When, why and how to deal with Custom Security Trimmer in Enterprise Search? - Part I

First of all, security trimming is very important in Enterprise Search. Users who have no rights to the documents should not see descriptions in their search results. They should not be aware of those items at all.

When building Enterprise Search solutions using Microsoft SharePoint Server 2007(MOSS), you can find that MOSS support file share, sharepoint, lotus notes security trimming out of the box. This means, the protocol handler picks up ACL in index time, and security trimming will be applied at query time. Such query behavior is like a SQL sentence:

SELECT * from scope() where freetext("keyword") and YourCurrentUserRight="True"  (This is not the real sql sentence, just to give you an idea)

So query performance will not be impacted.

But, what about other stuff like website, database, or a custom content source?

Custom Security Trimmer(CST) is used in MOSS, to support security trimming of such things. The behavior of CST is quite different from build-in security trimmer. It is run at query time, but because the YourCurrentUserRight value is not there, CST will access target system to retrieve this value after the search results come out. It will check one by one, for example, there're 4,000 items in the result about "jokes", but you can only access 100 items. So the process changed to:

1. Do a search for "jokes", this is like SELECT * from scope() where freetext("keyword"), and no security trimming applied. 4,000 items returned in the result. This is not displayed to the user.

2. Because CST is registered with "crawl rules"(this is one of the worst name examples I had ever seen in Microsoft, wth, a rule applied at query time is called CRAWL RULE?), if the path of the item meet the rule, CST will be launched to check if current user has the permission to read this item. If he has, CST will report a "True". Note, multiple CST instances will be launched at the same time to check different items, and it seems you cannot control this number. I think it's around 4-5.

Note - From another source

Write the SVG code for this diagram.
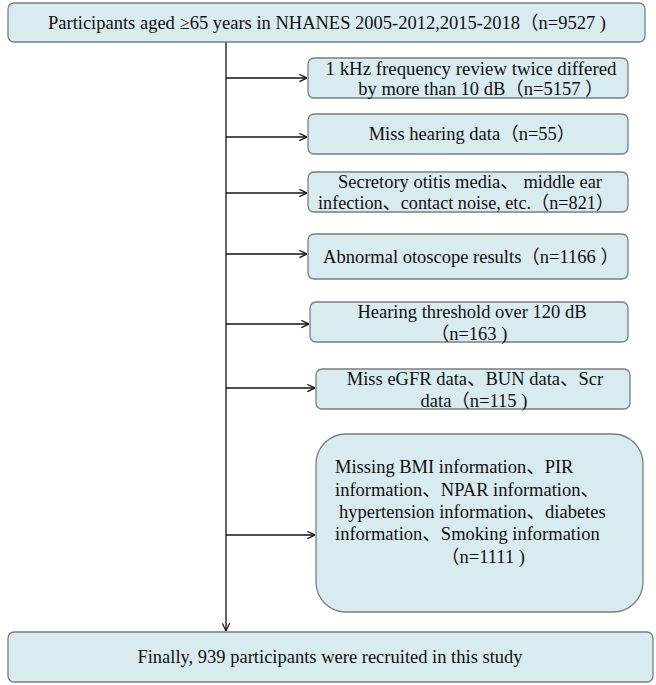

3. After the "True" number of items in one page is meet, for example 10 items CST reported True after checked against about 200 items, the first page of result will be displayed.

Let's do some basic calculation job. What will happen if a bad CST is applied? The key point is how much time will be used to check the permission in CST. If a CST will need one second to check one item, meanwhile 4 CSTs are launched, 200 items will need you 50 seconds to complete the job. This means, you have to wait for 50 seconds to get the search result showed in your browser!

Terrible, right? Even worse, if you have 100,000 items in a result array, and you only have permission against 4 items, the search service will crush because of the timeout.

So that's why CheckLimit is also needed in the implementation of CST.

Now, the best practice when you want to create a CST:

1. Reduce the time needed to check the permission. You can do some trick to make it faster, for example, store the permission mapping in a local SQL table first, and use CST to check local table not the remote one, so you can bypass the network delay.

2. Correctly set CheckLimit. Return a more user friendly message when the limit is met.

To implement a CST, you can refer to SDK, or these articles:

https://msdn2.microsoft.com/en-us/library/aa981236.aspx
https://msdn2.microsoft.com/en-us/library/aa981563.aspx

These are not very good articles, some of the information are misleading. So far as I know, there're some much better articles on the way, but I don't know the exact date of when they will be published on MSDN.  Later in another post I will go through the code to explain more.